The ratings agency will now consider whether or not these entities can maintain a higher credit rating than the sovereign’s current rating.
“We are assessing what the impact of the Spanish downgrade will have on other entities within the kingdom,” says Alejandro Rodriguez Anglada, primary credit analyst at S&P.
The entities that may be negatively affected by the downgrade are the autonomous communities of Madrid and Aragon, and the City of Barcelona.
Before Spain’s credit rating was downgraded – by one notch from AA to AA-, leaving the outlook on the long-term rating as negative – the three regions held the same rating as the sovereign.

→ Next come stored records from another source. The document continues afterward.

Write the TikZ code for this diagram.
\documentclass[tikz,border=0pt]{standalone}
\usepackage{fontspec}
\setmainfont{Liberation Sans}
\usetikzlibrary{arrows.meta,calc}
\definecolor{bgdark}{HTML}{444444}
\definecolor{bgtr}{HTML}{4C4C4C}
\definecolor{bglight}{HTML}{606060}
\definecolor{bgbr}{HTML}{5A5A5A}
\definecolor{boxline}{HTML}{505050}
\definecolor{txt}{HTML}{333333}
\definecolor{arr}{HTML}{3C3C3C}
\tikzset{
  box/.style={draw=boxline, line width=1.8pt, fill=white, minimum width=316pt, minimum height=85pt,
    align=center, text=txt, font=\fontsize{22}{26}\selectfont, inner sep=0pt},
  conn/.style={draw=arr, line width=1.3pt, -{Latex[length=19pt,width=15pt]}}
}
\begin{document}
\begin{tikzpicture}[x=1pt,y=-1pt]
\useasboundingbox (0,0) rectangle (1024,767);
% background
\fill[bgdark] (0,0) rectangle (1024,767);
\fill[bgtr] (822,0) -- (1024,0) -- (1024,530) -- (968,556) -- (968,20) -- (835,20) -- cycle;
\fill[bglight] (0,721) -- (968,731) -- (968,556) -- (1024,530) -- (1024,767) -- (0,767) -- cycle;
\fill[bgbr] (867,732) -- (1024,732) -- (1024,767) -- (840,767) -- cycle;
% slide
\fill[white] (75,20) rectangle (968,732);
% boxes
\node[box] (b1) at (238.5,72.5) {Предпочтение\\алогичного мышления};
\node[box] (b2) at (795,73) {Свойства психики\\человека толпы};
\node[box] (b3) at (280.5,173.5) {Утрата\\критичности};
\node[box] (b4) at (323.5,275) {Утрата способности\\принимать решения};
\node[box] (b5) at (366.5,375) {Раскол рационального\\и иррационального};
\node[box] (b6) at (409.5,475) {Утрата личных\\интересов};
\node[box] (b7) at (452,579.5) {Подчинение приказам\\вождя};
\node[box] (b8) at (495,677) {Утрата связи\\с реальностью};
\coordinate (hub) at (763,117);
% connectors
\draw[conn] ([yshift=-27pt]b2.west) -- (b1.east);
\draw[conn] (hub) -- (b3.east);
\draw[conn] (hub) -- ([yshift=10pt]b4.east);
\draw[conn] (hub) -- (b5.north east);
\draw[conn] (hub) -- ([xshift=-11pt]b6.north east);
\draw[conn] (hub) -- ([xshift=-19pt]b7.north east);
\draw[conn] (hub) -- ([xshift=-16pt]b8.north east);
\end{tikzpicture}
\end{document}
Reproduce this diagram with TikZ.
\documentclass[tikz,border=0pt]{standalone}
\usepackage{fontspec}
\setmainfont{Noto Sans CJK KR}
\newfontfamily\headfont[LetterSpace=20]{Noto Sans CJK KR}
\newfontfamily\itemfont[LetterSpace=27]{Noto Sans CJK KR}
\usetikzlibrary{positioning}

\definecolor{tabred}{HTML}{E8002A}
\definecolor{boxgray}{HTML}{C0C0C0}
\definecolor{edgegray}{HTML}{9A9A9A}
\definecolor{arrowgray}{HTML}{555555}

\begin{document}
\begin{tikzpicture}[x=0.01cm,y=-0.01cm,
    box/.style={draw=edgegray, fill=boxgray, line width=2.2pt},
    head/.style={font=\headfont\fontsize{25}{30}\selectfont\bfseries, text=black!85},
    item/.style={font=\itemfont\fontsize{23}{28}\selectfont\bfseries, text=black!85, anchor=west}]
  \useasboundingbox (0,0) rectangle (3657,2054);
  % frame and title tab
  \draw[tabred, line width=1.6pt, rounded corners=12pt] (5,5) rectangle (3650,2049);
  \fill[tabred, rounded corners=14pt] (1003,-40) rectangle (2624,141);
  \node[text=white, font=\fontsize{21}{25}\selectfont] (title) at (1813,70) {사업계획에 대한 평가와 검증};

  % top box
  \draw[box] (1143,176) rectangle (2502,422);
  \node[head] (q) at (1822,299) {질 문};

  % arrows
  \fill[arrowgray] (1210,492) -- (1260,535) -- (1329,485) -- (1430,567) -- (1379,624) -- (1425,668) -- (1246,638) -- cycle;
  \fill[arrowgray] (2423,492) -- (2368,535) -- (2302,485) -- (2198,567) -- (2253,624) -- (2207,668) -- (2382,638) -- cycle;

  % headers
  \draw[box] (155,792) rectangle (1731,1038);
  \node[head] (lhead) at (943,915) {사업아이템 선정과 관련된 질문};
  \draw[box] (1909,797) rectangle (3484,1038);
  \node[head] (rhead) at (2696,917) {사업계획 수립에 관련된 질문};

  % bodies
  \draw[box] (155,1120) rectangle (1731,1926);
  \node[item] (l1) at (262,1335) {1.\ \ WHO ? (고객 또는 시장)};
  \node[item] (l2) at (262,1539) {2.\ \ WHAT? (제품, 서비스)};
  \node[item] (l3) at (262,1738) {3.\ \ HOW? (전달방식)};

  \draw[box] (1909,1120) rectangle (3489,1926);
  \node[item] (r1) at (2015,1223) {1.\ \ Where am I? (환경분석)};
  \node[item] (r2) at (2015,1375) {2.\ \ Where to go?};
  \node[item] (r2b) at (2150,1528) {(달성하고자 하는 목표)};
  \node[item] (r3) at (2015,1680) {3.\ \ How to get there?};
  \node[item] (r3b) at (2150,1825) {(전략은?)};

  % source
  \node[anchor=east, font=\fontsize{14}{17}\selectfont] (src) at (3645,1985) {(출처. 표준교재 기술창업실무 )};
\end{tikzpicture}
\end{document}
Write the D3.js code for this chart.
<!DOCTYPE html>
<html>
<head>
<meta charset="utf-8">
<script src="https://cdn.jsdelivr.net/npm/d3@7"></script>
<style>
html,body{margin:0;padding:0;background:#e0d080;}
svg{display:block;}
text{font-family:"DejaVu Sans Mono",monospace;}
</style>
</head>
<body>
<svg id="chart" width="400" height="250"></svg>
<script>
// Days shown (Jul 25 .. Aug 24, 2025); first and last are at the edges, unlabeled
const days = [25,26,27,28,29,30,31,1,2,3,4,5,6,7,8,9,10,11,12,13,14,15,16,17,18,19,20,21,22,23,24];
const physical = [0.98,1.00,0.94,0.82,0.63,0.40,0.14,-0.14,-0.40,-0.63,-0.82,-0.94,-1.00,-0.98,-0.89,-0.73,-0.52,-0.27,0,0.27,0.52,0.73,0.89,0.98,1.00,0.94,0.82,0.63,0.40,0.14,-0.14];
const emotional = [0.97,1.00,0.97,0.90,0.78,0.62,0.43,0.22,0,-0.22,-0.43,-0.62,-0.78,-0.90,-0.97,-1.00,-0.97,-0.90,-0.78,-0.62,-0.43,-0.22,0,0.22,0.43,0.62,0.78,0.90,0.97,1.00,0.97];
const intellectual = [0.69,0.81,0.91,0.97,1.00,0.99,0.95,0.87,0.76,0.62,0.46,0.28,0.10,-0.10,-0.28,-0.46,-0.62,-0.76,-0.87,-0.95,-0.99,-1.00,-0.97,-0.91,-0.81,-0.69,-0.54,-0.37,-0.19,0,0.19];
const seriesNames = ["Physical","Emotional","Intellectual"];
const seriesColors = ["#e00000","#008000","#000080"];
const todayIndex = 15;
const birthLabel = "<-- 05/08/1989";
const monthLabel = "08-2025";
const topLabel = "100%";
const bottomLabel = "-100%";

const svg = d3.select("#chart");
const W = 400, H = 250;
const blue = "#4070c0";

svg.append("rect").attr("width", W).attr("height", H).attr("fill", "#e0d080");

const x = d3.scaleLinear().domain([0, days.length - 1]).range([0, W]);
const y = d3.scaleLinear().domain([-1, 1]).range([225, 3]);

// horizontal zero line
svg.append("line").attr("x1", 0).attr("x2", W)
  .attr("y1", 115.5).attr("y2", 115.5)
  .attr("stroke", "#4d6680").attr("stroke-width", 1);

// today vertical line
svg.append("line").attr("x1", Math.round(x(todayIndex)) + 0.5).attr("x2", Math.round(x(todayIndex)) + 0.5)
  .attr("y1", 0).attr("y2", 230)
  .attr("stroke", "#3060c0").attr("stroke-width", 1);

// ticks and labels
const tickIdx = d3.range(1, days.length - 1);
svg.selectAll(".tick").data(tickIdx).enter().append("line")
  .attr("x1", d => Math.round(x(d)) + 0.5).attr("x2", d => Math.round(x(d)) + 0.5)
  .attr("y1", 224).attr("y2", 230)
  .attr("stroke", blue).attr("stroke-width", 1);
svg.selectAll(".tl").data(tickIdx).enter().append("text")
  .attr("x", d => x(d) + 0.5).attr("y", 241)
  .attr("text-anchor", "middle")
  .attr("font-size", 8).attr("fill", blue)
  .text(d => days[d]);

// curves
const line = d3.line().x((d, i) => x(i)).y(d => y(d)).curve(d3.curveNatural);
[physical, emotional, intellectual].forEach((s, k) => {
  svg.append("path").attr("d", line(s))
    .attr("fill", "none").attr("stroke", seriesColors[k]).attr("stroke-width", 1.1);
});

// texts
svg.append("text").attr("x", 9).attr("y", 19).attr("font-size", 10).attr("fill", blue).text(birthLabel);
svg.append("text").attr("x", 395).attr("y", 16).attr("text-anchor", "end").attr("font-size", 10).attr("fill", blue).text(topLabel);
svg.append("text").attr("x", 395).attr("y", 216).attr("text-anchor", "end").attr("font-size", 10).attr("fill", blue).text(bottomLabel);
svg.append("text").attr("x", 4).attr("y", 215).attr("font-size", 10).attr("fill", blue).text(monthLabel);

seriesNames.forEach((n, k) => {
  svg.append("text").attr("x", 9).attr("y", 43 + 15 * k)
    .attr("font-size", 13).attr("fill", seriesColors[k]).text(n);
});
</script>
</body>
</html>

The ratings agency states that “despite signs of resilience in economic performance during 2011, we see heightened risks to Spain’s growth prospects”.
Reasons highlighted for the downgrade were “high unemployment rates, tighter financial conditions, the still high level of private sector debt, and the likely economic slowdown in Spain’s main trading partners”.
The potential downgrades will be a further blow to Spanish banks, notably the regional cajas – or savings banks – which have large holdings of both sovereign and local authority debt.
“As the eurozone falls into recession, we will probably see further downgrades,” says Holger Schmieding, chief economist at Berenberg Bank. “The downgrades are a reaction to recession. This is not really a surprise.”
Alejandro says that S&P “is reviewing the rating of these entities and is doing so as quickly as possible. Nothing has been published on this subject as yet. A more detailed analysis will be published as soon as permitted.”